A pochi giorni dall’atteso viaggio in Svezia per commemorare i 500 anni della riforma luterana, il Papa ha concesso un’intervista esclusiva alla Civiltà Cattolica, dove – pur affrontando varie tematiche – pone l’accento sulla necessità di continuare sulla strada del dialogo ecumenico. Il primo punto (che è anche quello più scontato), è il rapporto con Martin Lutero.
I MERITI DI LUTERO
Ulf Jonsson chiede al Pontefice cosa la Chiesa cattolica potrebbe imparare dalla tradizione luterana. “Riforma e Scrittura”, risponde Francesco: “All’inizio quello di Lutero era un gesto di riforma in un momento difficile per la chiesa. Lutero voleva porre un rimedio a una situazione complessa. Poi questo gesto è diventato uno ‘stato’ di separazione, e non un ‘processo’ di riforma di tutta la chiesa, che invece è fondamentale, perché la chiesa è semper reformanda”. Lutero, ha aggiunto il Papa, “ha fatto un grande passo per mettere la Parola di Dio nelle mani del popolo. Riforma e Scrittura sono le due cose fondamentali che possiamo approfondire guardando alla tradizione luterana”.
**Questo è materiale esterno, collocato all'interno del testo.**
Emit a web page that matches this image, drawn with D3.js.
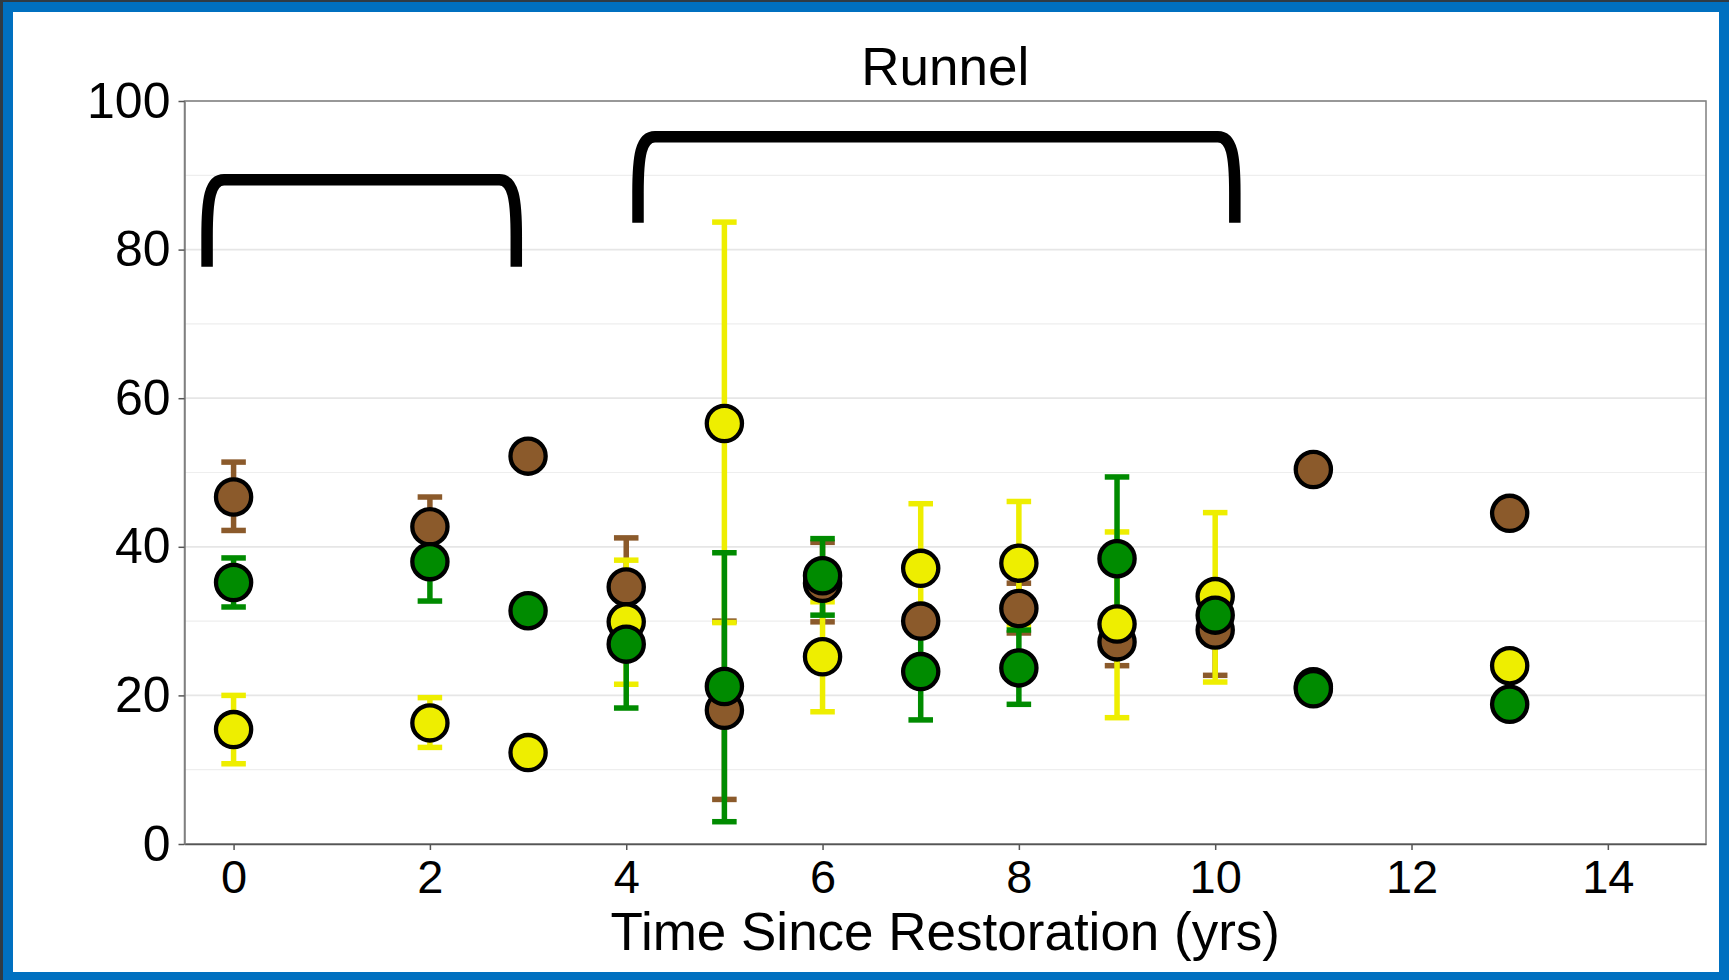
<!DOCTYPE html>
<html>
<head>
<meta charset="utf-8">
<script src="https://cdn.jsdelivr.net/npm/d3@7"></script>
<style>
  html, body { margin: 0; padding: 0; background: #0070C0; }
  svg { display: block; }
  text { font-family: "Liberation Sans", Arial, Helvetica, sans-serif; fill: #000; }
</style>
</head>
<body>
<svg id="chart" width="1729" height="980"></svg>
<script>
// ---- data ----
const years = [0, 2, 3, 4, 5, 6, 7, 8, 9, 10, 11, 13];

const brownMean  = [46.7, 42.7, 52.2, 34.6, 18.0, 35.1, 30.0, 31.7, 27.2, 28.8, 50.4, 44.5];
const brownLow   = [42.2, 38.7, null, 28.0,  6.0, 29.9, null, 28.4, 24.0, 22.7, null, null];
const brownHigh  = [51.4, 46.7, null, 41.2, 30.0, 40.6, null, 35.1, 30.6, 34.9, null, null];

const yellowMean = [15.4, 16.3, 12.3, 29.9, 56.6, 25.2, 37.1, 37.8, 29.6, 33.3, 21.15, 24.0];
const yellowLow  = [10.8, 13.0, null, 21.5, 29.8, 17.8, 28.4, 29.5, 17.0, 21.8, null, null];
const yellowHigh = [20.0, 19.7, null, 38.2, 83.7, 32.6, 45.8, 46.1, 42.0, 44.6, null, null];

const greenMean  = [35.2, 38.0, 31.4, 26.9, 21.2, 36.1, 23.2, 23.7, 38.4, 30.8, 20.9, 18.8];
const greenLow   = [31.9, 32.7, null, 18.3,  3.0, 30.8, 16.7, 18.8, 27.4, null, null, null];
const greenHigh  = [38.5, 43.3, null, 35.5, 39.2, 41.1, 29.7, 28.8, 49.4, null, null, null];

const seriesNames = ["brown", "yellow", "green"];
const seriesColors = ["#8B5A2B", "#EEEE00", "#008B00"];

const xTicks = [0, 2, 4, 6, 8, 10, 12, 14];
const yTicks = [0, 20, 40, 60, 80, 100];
const yMinorTicks = [10, 30, 50, 70, 90];

// brackets (data units)
const bracketStart  = [-0.27, 4.12];
const bracketEnd    = [2.88, 10.2];
const bracketTop    = [89.4, 95.2];
const bracketBottom = [77.7, 83.6];

const titleText = "Runnel";
const xLabel = "Time Since Restoration (yrs)";

// ---- layout ----
const svg = d3.select("#chart");
const W = 1729, H = 980;

svg.append("rect").attr("x", 0).attr("y", 0).attr("width", W).attr("height", H).attr("fill", "#0070C0");
svg.append("rect").attr("x", 0).attr("y", 0).attr("width", 3).attr("height", H).attr("fill", "#2f3b45");
svg.append("rect").attr("x", 0).attr("y", 0).attr("width", W).attr("height", 2).attr("fill", "#2f3b45");
svg.append("rect").attr("x", 13).attr("y", 12).attr("width", 1719 - 13).attr("height", 972 - 12).attr("fill", "#ffffff");

const pLeft = 184.5, pRight = 1706, pTop = 101, pBottom = 844;
const x = d3.scaleLinear().domain([-0.5, 15]).range([pLeft, pRight]);
const y = d3.scaleLinear().domain([0, 100]).range([pBottom, pTop]);

// gridlines
const g = svg.append("g");
g.selectAll("line.minor").data(yMinorTicks).join("line").attr("class", "minor")
  .attr("x1", pLeft).attr("x2", pRight)
  .attr("y1", d => y(d)).attr("y2", d => y(d))
  .attr("stroke", "#eeeeee").attr("stroke-width", 1.2);
g.selectAll("line.major").data(yTicks).join("line").attr("class", "major")
  .attr("x1", pLeft).attr("x2", pRight)
  .attr("y1", d => y(d)).attr("y2", d => y(d))
  .attr("stroke", "#e6e6e6").attr("stroke-width", 1.8);

// panel border
svg.append("rect").attr("x", pLeft).attr("y", pTop)
  .attr("width", pRight - pLeft).attr("height", pBottom - pTop)
  .attr("fill", "none").attr("stroke", "#7f7f7f").attr("stroke-width", 1.5);

// axes
const xAxis = d3.axisBottom(x).tickValues(xTicks).tickSize(6).tickSizeOuter(0).tickPadding(10).tickFormat(d3.format("d"));
const yAxis = d3.axisLeft(y).tickValues(yTicks).tickSize(6).tickSizeOuter(0).tickPadding(8).tickFormat(d3.format("d"));

const gx = svg.append("g").attr("transform", `translate(0,${pBottom})`).call(xAxis);
gx.select(".domain").attr("stroke", "#555").attr("stroke-width", 1.5);
gx.selectAll(".tick line").attr("stroke", "#555").attr("stroke-width", 1.5);
gx.selectAll(".tick text").attr("font-size", 47).attr("font-family", "Liberation Sans, Arial, sans-serif").attr("fill", "#000");

const gy = svg.append("g").attr("transform", `translate(${pLeft},0)`).call(yAxis);
gy.select(".domain").attr("stroke", "#7f7f7f").attr("stroke-width", 1.5);
gy.selectAll(".tick line").attr("stroke", "#555").attr("stroke-width", 1.5);
gy.selectAll(".tick text").attr("font-size", 50).attr("font-family", "Liberation Sans, Arial, sans-serif").attr("fill", "#000");

// brackets
const bracketData = bracketStart.map((s, i) => ({ s, e: bracketEnd[i], t: bracketTop[i], b: bracketBottom[i] }));
svg.append("g").selectAll("path").data(bracketData).join("path")
  .attr("d", d => {
    const x0 = x(d.s), x1 = x(d.e), yt = y(d.t), yb = y(d.b);
    const h = yb - yt;
    return `M${x0},${yb} L${x0},${yb - 0.35 * h} C${x0},${yt + 0.22 * h} ${x0 + 3},${yt} ${x0 + 17},${yt}`
         + ` L${x1 - 17},${yt} C${x1 - 3},${yt} ${x1},${yt + 0.22 * h} ${x1},${yb - 0.35 * h} L${x1},${yb}`;
  })
  .attr("fill", "none").attr("stroke", "#000").attr("stroke-width", 11.5)
  .attr("stroke-linecap", "butt").attr("stroke-linejoin", "round");

// build series
const means = [brownMean, yellowMean, greenMean];
const lows = [brownLow, yellowLow, greenLow];
const highs = [brownHigh, yellowHigh, greenHigh];
const series = seriesNames.map((name, si) => ({
  name, color: seriesColors[si],
  pts: years.map((yr, i) => ({ yr, m: means[si][i], lo: lows[si][i], hi: highs[si][i] }))
}));

// error bars
const capHalf = 0.125;
const eb = svg.append("g");
series.forEach(s => {
  const withBars = s.pts.filter(p => p.lo != null && p.hi != null);
  const gs = eb.append("g").attr("stroke", s.color).attr("stroke-width", 5.5).attr("fill", "none");
  gs.selectAll("line.v").data(withBars).join("line").attr("class", "v")
    .attr("x1", p => x(p.yr)).attr("x2", p => x(p.yr))
    .attr("y1", p => y(p.lo)).attr("y2", p => y(p.hi));
  gs.selectAll("line.lo").data(withBars).join("line").attr("class", "lo")
    .attr("x1", p => x(p.yr - capHalf)).attr("x2", p => x(p.yr + capHalf))
    .attr("y1", p => y(p.lo)).attr("y2", p => y(p.lo));
  gs.selectAll("line.hi").data(withBars).join("line").attr("class", "hi")
    .attr("x1", p => x(p.yr - capHalf)).attr("x2", p => x(p.yr + capHalf))
    .attr("y1", p => y(p.hi)).attr("y2", p => y(p.hi));
});

// points
const pg = svg.append("g");
series.forEach(s => {
  pg.append("g").selectAll("circle").data(s.pts).join("circle")
    .attr("cx", p => x(p.yr)).attr("cy", p => y(p.m)).attr("r", 17.6)
    .attr("fill", s.color).attr("stroke", "#000").attr("stroke-width", 4.3);
});

// titles
svg.append("text").attr("x", (pLeft + pRight) / 2).attr("y", 85)
  .attr("text-anchor", "middle").attr("font-size", 53).text(titleText);
svg.append("text").attr("x", (pLeft + pRight) / 2).attr("y", 950)
  .attr("text-anchor", "middle").attr("font-size", 53).text(xLabel);
</script>
</body>
</html>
IL RUOLO DEI CATTOLICI IN SVEZIA
Il secondo aspetto interessante dell’intervista è relativo alla risposta data da Francesco alla domanda su quale sia il ruolo dei cattolici in una cultura come quella svedese. “Vedo una sana convivenza, dove ognuno può vivere la propria fede ed esprimere la propria testimonianza vivendo uno spirito aperto ed ecumenico. Non si può essere cattolici e settari”, ha detto il Papa: “Cattolico e settario sono due parole in contraddizione”. Ed è per questo, ha aggiunto, che “all’inizio non prevedevo di celebrare una messa per i cattolici in questo viaggio: volevo insistere su una testimonianza ecumenica. Poi ho riflettuto bene sul mio ruolo di pastore di un gregge cattolico che arriverà anche da altri paesi vicini. Allora, rispondendo alla fervida richiesta della comunità cattolica, ho deciso di celebrare una messa, allungando il viaggio di un giorno. Infatti – ha precisato il Papa – volevo che la messa fosse celebrata non nello stesso giorno e non nello stesso luogo dell’incontro ecumenico per evitare di confondere i piani”.
IL SIGNIFICATO DELL’ECUMENISMO
Cosa intenda per “confondere i piani”, Bergoglio lo spiega poco dopo: “L’incontro ecumenico va preservato nel suo significato profondo secondo uno spirito di unità, che è il mio. Questo ha creato problemi organizzativi, lo so”.
LA STRAGE DI NIZZA E L’IMPORTANZA DEL DIALOGO INTERRELIGIOSO
Altro punto di rilievo è quello dedicato all’importanza del dialogo interreligioso. Il Papa rievoca la giornata trascorsa ad Assisi, qualche settimana fa. Spiega che “c’erano tutte le religioni che hanno contatto con Sant’Egidio. Ho incontrato coloro che Sant’Egidio ha contattato: non ho scelto io chi incontrare”. A ogni modo, “l’incontro è stato molto rispettoso e senza sincretismo. Tutti insieme abbiamo parlato della pace e abbiamo chiesto la pace”. E questo perché “non si può fare la guerra in nome della religione, di Dio: è una bestemmia, è satanico”. Francesco, quindi, ha rievocato la strage di Nizza dello scorso 14 luglio: “Quel pazzo che ha commesso quella strage lo ha fatto credendo di farlo in nome di Dio. Pover’uomo, era uno squilibrato!”.
IL TERRORISMO DELLE CHIACCHIERE
E oltre al terrorismo fatto con le armi, ve n’è un altro sul quale più volte il Papa ha parlato. “C’è un terrorismo interno e sotterraneo che è un vizio difficile da estirpare. Descrivo il vizio delle mormorazioni e delle chiacchiere come una forma di terrorismo. E’ una forma di violenza profonda che tutti abbiamo a disposizione nell’anima e che richiede una conversione profonda. Il problema di questo terrorismo – ha aggiunto – è che tutti possiamo metterlo in atto”. Come? “Ogni persona è capace di diventare terrorista anche semplicemente usando la lingua. Non parlo delle liti che si fanno apertamente, come le guerre. Parlo di un terrorismo subdolo, nascosto, che si fa buttando le parole come ‘bombe’, e che fa molto male”. “La lingua – ha chiosato – si può riempire di veleno mortale”.